Im Hinblick auf die vom Bw in der mündlichen Verhandlung bestätigten geschätzten Einkommensverhältnisse von monatlich 2.000 Euro und den angegebenen Sorgepflichten für zwei Kinder ist jedoch auszuführen, dass auch seitens des Oö. Verwaltungssenates nicht gefunden werden kann, dass die belangte Behörde von dem ihr bei der Strafbemessung zukommenden Ermessen in gesetzwidriger Weise Gebrauch gemacht hätte. Insbesondere lagen keine Milderungsgründe vor. Unbescholtenheit ist nicht gegeben. Vielmehr war aber auch im Hinblick auf den Unrechtsgehalt der Tat zu berücksichtigen, dass die geschützten Güter wie Leben und Gesundheit der Arbeitnehmer in erheblichem Maße beeinträchtigt wurden. Auch kam es zu nachteiligen Folgen. Die jeweils verhängten Geldstrafen liegen im unteren Bereich des gesetzlichen Strafrahmens bis zu 7.260 Euro und sind daher im Hinblick auf den Unrechts- und Schuldgehalt der Tat gerechtfertigt und nicht überhöht. Sie sind auch den persönlichen Verhältnissen angepasst. Im Hinblick auf die Verhängung von jeweils einer Geld- und Ersatzfreiheitsstrafe zum Faktum 1 im Hinblick auf jeden genannten Arbeitnehmer, ist jedoch die belangte Behörde zu bestätigen, weil die Unterweisungspflicht hinsichtlich jedes Arbeitnehmers vorliegt und daher die Tat hinsichtlich jedes nicht unterwiesenen Arbeitnehmers begangen wurde. Es ist daher die Verhängung von jeweils einer Geld- und Ersatzfreiheitsstrafe zu bestätigen, wobei die jeweils verhängte Einzelstrafe knapp über der gesetzlichen Mindeststrafe liegt.
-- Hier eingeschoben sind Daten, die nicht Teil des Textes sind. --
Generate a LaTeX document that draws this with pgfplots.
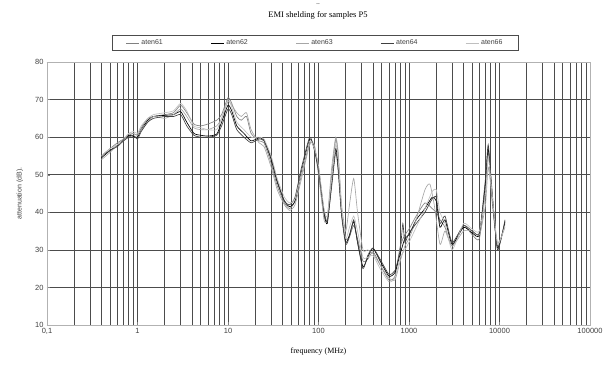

Ein Überwiegen von Milderungsgründen war mangels Milderungsgründen nicht festzustellen und daher § 20 VStG nicht anzuwenden. Auch liegt nicht Geringfügigkeit des Verschuldens vor, weil das jeweilige tatbildmäßige Verhalten des Bw nicht weit hinter dem in der Strafdrohung typisierten Unrechts- und Schuldgehalt der Tat zurückbleibt. Mangels dieser Voraussetzung war auch nicht gemäß § 21 VStG von einer Strafe abzusehen.

 

6. Weil die Berufung keinen Erfolg hatte, war ein Kostenbeitrag zum Verfahren vor dem Oö. Verwaltungssenat gemäß § 64 VStG in der Höhe von 20 % der verhängten Geldstrafen, das sind insgesamt 500 Euro, festzusetzen.

 

 

Rechtsmittelbelehrung:

Gegen diesen Bescheid ist kein ordentliches Rechtsmittel zulässig.

 

 

 

Hinweis:

Gegen diesen Bescheid kann innerhalb von sechs Wochen ab seiner Zustellung Beschwerde an den Verfassungsgerichtshof und/oder an den Verwaltungsgerichtshof erhoben werden; diese muss – von gesetzlichen Ausnahmen abgesehen – jeweils von einer bevollmächtigten Rechtsanwältin oder einem bevollmächtigten Rechtsanwalt eingebracht werden. Für jede dieser Beschwerden ist eine Eingabegebühr von 220 Euro zu entrichten.